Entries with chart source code
────────────────────────────────────────
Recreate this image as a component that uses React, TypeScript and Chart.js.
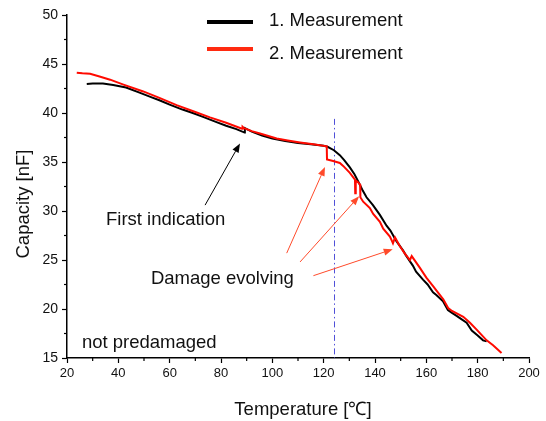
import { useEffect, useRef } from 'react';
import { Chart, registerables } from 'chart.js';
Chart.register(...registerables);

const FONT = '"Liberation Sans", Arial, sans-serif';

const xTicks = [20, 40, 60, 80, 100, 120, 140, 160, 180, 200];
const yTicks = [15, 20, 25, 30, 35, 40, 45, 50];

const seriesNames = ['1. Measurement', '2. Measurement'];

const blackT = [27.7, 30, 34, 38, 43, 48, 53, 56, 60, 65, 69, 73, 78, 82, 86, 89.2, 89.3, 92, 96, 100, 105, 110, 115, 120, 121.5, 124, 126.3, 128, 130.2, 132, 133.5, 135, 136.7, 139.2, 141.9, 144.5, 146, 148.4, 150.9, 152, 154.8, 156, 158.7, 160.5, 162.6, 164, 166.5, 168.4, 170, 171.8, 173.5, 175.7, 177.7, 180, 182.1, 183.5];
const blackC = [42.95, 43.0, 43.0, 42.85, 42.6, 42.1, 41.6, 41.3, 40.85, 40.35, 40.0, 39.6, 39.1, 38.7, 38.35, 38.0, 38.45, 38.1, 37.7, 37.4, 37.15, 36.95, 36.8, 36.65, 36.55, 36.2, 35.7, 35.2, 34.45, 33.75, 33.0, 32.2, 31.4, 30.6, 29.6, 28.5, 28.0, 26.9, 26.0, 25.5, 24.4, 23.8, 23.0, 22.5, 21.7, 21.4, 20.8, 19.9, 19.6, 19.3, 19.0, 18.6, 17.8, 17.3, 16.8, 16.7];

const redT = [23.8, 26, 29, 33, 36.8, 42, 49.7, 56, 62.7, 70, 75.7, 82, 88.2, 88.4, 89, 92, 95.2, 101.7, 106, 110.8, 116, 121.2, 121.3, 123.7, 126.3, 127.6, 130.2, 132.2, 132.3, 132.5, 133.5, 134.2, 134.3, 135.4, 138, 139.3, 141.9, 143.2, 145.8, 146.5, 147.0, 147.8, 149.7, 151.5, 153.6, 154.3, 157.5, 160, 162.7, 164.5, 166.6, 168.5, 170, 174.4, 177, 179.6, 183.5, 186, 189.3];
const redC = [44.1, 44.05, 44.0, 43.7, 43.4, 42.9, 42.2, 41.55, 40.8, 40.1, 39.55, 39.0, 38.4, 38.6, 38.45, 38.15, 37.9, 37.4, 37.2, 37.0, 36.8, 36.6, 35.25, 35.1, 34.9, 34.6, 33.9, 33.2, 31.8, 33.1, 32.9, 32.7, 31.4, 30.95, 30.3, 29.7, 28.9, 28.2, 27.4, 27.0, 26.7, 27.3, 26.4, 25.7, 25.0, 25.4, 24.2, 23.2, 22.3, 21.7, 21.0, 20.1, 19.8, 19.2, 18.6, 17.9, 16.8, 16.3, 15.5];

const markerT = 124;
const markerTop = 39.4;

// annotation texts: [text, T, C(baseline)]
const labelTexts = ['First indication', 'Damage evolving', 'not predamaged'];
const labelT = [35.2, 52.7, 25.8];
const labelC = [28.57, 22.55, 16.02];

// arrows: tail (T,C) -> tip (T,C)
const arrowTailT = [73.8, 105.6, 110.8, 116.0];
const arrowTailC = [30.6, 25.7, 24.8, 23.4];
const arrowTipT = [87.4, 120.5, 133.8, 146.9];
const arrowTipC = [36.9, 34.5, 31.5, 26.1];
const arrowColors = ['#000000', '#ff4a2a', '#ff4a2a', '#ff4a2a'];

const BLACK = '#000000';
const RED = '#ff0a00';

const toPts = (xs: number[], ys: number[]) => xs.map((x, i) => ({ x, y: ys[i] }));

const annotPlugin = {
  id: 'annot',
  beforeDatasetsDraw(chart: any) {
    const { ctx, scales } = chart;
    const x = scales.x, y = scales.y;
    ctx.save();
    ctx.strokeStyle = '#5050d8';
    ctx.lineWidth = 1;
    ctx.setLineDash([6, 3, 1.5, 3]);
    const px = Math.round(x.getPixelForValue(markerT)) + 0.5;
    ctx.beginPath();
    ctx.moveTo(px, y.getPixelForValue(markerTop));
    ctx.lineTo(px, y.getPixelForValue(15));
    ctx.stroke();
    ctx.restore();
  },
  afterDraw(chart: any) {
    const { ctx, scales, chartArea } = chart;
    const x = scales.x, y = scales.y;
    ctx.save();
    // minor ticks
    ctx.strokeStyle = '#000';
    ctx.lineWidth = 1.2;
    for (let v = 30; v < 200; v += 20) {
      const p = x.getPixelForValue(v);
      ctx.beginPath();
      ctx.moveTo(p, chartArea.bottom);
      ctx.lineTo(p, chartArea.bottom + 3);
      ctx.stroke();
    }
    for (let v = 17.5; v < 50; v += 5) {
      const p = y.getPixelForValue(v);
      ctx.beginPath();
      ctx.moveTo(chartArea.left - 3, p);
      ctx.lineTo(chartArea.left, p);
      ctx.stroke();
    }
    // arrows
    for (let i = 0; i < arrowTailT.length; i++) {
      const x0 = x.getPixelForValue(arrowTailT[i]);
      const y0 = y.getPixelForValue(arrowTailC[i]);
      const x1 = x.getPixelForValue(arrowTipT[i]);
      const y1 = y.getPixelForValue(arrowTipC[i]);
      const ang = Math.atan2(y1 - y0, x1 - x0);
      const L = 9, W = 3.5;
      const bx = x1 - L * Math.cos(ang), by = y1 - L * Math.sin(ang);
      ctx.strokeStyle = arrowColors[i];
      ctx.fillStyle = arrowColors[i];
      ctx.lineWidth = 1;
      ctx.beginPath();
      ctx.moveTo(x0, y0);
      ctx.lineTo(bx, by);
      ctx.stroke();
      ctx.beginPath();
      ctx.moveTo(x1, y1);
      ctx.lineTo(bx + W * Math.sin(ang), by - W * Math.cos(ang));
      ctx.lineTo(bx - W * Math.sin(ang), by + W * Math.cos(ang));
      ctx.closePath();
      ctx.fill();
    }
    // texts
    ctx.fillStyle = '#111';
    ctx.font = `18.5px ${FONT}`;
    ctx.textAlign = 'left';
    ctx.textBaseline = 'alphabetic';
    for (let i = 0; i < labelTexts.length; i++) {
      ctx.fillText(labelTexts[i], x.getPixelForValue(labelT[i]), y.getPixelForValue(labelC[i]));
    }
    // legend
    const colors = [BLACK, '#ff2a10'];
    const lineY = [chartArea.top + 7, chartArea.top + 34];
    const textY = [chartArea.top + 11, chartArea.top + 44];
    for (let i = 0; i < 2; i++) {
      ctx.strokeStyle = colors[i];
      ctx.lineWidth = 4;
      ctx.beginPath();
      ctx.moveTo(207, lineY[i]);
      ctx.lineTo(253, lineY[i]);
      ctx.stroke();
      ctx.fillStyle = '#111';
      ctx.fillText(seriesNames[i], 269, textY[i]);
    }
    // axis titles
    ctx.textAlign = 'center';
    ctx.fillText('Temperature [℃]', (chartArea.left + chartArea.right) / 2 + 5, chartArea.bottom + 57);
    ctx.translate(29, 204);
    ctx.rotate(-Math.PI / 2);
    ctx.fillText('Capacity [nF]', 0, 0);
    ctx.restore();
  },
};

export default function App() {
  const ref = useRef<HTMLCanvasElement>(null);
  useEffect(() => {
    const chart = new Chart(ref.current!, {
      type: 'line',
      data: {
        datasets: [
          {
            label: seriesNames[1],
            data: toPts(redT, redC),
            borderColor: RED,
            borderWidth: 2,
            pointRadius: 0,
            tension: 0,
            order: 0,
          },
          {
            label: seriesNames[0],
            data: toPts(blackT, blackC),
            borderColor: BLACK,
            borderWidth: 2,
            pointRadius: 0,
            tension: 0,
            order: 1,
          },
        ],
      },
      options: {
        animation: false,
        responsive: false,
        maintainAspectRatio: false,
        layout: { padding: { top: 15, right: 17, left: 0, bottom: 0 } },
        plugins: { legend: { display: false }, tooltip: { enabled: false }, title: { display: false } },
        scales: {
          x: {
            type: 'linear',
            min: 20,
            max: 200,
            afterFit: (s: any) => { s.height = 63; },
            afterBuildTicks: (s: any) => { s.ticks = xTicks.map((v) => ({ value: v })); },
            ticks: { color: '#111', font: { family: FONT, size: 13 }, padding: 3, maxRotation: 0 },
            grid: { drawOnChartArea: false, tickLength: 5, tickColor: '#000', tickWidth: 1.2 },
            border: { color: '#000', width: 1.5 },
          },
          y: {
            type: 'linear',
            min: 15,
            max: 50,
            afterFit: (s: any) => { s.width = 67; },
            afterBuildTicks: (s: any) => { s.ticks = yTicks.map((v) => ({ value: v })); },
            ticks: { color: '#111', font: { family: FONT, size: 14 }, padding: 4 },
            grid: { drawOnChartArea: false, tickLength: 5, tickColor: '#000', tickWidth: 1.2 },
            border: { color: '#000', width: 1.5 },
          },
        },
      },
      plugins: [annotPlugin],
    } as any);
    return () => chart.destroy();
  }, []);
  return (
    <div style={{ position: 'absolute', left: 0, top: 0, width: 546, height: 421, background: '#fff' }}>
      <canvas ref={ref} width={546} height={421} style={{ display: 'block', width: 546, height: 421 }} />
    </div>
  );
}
────────────────────────────────────────
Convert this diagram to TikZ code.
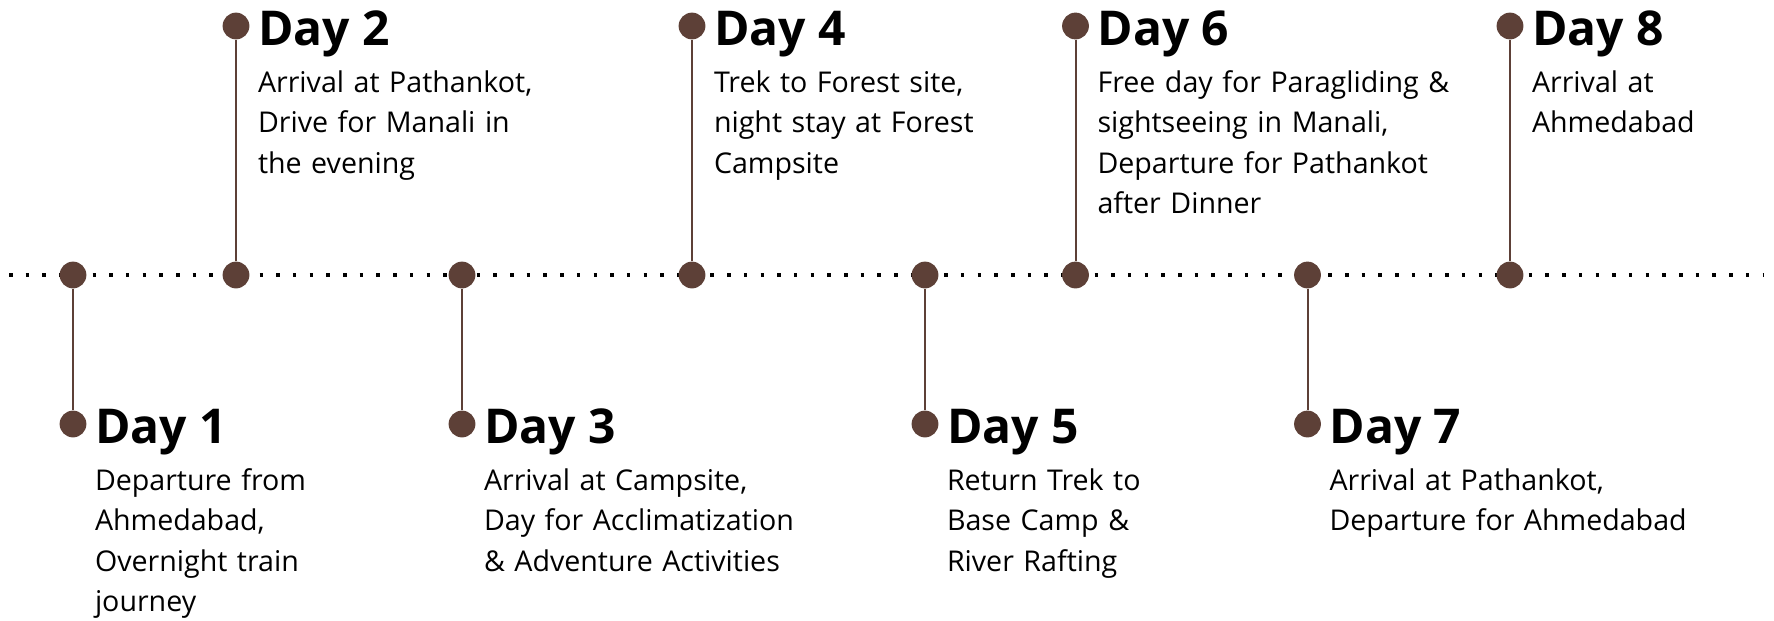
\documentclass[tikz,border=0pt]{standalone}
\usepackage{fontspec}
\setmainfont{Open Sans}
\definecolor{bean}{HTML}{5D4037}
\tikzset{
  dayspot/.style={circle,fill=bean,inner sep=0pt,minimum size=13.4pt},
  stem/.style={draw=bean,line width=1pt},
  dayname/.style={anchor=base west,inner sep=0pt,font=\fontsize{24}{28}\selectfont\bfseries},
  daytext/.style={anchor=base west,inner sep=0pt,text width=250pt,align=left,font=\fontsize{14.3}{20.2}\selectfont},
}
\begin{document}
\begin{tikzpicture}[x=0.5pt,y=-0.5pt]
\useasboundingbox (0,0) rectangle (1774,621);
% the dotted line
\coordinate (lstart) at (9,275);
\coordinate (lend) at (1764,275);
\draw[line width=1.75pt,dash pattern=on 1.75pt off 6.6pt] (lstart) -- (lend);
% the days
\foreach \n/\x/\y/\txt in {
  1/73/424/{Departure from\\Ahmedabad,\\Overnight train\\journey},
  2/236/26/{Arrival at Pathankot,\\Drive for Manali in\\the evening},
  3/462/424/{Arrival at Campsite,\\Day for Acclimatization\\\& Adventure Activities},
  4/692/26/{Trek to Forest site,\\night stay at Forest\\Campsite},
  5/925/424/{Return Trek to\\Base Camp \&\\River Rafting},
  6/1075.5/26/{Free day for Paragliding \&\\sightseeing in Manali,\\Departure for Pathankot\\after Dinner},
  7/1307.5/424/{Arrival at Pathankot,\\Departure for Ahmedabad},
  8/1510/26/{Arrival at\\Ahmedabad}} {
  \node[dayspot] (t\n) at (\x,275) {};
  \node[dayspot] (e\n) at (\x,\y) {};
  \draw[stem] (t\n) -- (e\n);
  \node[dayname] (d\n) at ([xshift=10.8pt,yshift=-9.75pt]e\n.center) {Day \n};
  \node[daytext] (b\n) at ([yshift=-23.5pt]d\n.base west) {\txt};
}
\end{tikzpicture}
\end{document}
────────────────────────────────────────
• **SET TASK**: Your first line is the one with "Recreate this image", and your last is the one with "const yTicks = [15, 20, 25, 30, 35, 40, 45, 50];". Copy those and every line between them exactly, without any pictures.

• **RESULT OF THE EXERCISE**:
Recreate this image as a component that uses React, TypeScript and Chart.js.
import { useEffect, useRef } from 'react';
import { Chart, registerables } from 'chart.js';
Chart.register(...registerables);

const FONT = '"Liberation Sans", Arial, sans-serif';

const xTicks = [20, 40, 60, 80, 100, 120, 140, 160, 180, 200];
const yTicks = [15, 20, 25, 30, 35, 40, 45, 50];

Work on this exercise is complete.